Last week marked the 20th anniversary of the landmark passage of the Americans with Disabilities Act, and among many observances was an event at the White House that was co-sponsored by the FCC and the Department of Commerce. There’s a pretty good overview on the FCC blog and a great detailed review from the folks at Purple.
I was fortunate enough to participate, not merely representing Expert Labs but also as someone trying to articulate how innovations from the world of startups and web technology could really make an impact in making more areas of society truly accessible to all.
The analogy that I kept coming back to during the whole day of conversations at the White House and at the Department of Commerce’s brainstorming session later in the day was that the ADA is famous for being the inspiration behind curb cuts, the accessible ramps we see on every sidewalk at every street corner. But curb cuts didn’t just enable those who were in wheelchairs to get around more easily. They’re also a major reason why a market exists today for Bugaboo or McLaren strollers. They’re the reason that Samsonite suitcases 20 years ago didn’t have wheels on them, but you’d be hard-pressed to find a piece of luggage today that doesn’t have wheels. I’m not saying the highest purpose of the ADA was to enable people to buy thousand-dollar baby buggies, but making things accessible for all has the side benefit of yielding tremendous benefits (and, not incidentally, opening huge new markets for business) for everyone regardless of ability.
Which leads to the specific request I have for my friends and associates who’ve got some time and tech talent on their hands: Ability Maps. One recurring theme from the advocates I talked with at the ADA anniversary event was that it’s hard to know which physical places are truly accessible to people with various disabilities. Some municipalities have information about individual facilities like transit systems, but it can be hard to find or out of date, and even in the best cases often doesn’t cover private businesses or shopping and recreational areas.
But we’re in the middle of a huge revolution in location-based services like Foursquare, right? Isn’t everyone from Facebook to Twitter to Gowalla clamoring for a way to distinguish themselves in the race for places?
Well, here’s an idea: Let users of a service like Foursquare log in to a site and identify themselves by any accessibility concerns that they have. A user could log in with his social network identity, check a box that says he’s visually impaired or has difficulty climbing stairs, and then give the site permission to log his check-ins to various venues. The terms of service could specify that no individual information would ever be shared, only aggregated data.
Once a few users had signed in and check-ins started to be recorded, it’d be possible to ask “Which venues in this area are popular amongst people who’ve identified themselves as blind?” If there’s a restaurant with a disproportionate number of check-ins from blind diners, then odds are, they’re doing a decent job of accommodation. Found a theme park that’s popular with patrons who use a wheelchair? It’ll probably be suitable for other folks on wheels, too.

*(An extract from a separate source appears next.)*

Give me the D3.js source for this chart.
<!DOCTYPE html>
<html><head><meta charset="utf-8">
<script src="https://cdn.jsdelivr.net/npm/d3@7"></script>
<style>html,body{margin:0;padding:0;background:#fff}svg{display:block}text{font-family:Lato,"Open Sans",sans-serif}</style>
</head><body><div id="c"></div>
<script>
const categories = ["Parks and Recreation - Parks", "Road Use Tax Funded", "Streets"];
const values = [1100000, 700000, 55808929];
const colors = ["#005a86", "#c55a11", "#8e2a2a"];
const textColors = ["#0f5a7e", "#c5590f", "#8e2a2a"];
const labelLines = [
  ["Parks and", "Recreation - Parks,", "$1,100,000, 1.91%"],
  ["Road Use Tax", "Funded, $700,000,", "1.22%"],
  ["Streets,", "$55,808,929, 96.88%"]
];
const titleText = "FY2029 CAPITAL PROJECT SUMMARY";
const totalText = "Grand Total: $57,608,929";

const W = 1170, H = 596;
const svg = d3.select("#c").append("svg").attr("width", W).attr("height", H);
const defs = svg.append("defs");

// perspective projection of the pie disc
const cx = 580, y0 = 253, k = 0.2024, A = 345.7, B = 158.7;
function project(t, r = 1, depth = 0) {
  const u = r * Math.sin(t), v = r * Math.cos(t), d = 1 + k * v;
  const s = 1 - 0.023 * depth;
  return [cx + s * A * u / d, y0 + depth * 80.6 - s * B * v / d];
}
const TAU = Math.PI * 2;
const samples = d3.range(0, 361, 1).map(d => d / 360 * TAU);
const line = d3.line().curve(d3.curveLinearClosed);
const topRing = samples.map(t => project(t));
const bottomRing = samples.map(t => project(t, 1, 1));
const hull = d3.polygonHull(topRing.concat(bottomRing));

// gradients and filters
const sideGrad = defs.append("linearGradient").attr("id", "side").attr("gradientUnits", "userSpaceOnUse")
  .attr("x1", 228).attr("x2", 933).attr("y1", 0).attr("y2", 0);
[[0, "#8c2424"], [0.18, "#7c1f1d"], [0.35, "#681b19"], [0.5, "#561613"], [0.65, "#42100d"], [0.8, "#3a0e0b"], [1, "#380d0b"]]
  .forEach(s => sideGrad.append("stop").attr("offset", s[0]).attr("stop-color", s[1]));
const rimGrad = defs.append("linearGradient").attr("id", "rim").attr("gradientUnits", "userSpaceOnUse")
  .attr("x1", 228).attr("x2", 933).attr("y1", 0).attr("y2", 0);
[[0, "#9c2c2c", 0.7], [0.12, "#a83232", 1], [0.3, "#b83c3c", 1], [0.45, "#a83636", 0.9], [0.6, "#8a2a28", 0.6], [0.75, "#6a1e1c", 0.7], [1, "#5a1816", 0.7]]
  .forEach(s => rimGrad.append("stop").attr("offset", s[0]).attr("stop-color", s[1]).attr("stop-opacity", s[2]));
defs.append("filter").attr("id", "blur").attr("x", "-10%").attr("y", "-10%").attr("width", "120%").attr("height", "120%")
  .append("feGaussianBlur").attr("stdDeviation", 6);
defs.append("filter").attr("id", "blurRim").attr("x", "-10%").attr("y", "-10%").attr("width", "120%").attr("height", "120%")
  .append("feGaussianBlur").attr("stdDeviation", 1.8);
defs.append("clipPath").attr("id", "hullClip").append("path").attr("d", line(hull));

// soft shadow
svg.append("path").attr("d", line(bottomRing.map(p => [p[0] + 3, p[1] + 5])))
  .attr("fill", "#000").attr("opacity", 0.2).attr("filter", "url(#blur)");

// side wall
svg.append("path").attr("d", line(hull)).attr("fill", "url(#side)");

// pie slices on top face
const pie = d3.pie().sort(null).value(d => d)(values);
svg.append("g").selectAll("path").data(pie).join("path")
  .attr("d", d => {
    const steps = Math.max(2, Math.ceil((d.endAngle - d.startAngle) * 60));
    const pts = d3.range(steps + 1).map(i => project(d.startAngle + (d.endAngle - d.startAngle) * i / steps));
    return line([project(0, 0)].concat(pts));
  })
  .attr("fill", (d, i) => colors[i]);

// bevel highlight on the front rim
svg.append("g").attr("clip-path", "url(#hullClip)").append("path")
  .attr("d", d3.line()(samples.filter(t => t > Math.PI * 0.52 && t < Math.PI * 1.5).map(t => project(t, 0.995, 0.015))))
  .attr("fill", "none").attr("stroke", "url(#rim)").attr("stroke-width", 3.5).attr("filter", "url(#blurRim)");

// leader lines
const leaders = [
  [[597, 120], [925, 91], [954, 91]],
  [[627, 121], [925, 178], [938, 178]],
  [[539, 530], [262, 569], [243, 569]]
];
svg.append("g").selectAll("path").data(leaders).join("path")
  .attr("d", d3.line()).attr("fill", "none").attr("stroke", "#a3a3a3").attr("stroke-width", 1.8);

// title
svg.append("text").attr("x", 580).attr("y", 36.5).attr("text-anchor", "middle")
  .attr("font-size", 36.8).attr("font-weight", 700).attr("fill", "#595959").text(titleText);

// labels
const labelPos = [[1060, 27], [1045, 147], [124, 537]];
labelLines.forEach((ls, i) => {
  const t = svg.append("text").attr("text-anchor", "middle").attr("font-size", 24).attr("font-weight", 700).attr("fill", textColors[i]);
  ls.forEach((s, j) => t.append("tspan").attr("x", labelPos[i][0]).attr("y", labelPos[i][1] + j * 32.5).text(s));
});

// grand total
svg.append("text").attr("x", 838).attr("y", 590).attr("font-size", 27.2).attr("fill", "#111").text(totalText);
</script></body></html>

In short, users label themselves with self-descriptive tags. Then they check in to venues as normal. The site that’s tracking them aggregates their visited venues by tags, and allows maps (or simple search queries) by tags to show patterns or popular venues. Voila: An imperfect, but perfectly usable, map of the places that welcome people of all abilities. And nobody is individually trackable to the places that they hang out.
Does it already exist?
Interestingly, this sort of thing is very nearly possible right now. Twitter users can tag themselves on sites like WeFollow already. Foursquare’s venue pages already show who has checked in lately, but a separate list could tell us about the self-identified traits of those who did. Our ThinkUp app (formerly ThinkTank) from Expert Labs does a great job of aggregating social networking messages on Twitter and Facebook; It could be part of the toolkit for this sort of thing, too.
But maybe we could go even simpler. If we find places that are accessible (or maybe ones that are inaccessible) we could just use hashtags as part of a shout when checking in to a venue. “I just ousted @somebody as the mayor of Starbucks on @foursquare!” could evolve into something far more powerful simply by becoming “I just ousted @somebody as the mayor of Starbucks on @foursquare! #wheelchair”.
I’m certainly not expert enough to know what the hashtags should be, or all the ways that people could identify themselves appropriately in an ability-aware check-in aggregator. But we’re definitely very close to a lightweight way of identifying and rewarding the places that allow everyone in, and making clear which places don’t. It doesn’t require any new regulations or onerous processes, just a simple set of conventions and some good word-of-mouth amongst those who want to make the world a more accessible place. And this sort of scrappy, rough-around-the-edges imperfect solution is the kind of thing that government just can’t do very easily for itself. That makes it perfect for us to do for each other.
If you build it, I promise I can help bring it to the attention of the folks who regulate these sorts of things, and will shout from the rooftops about your new site and its ability maps. Got a promising start on this? Let me know and I’ll help you make sure it succeeds.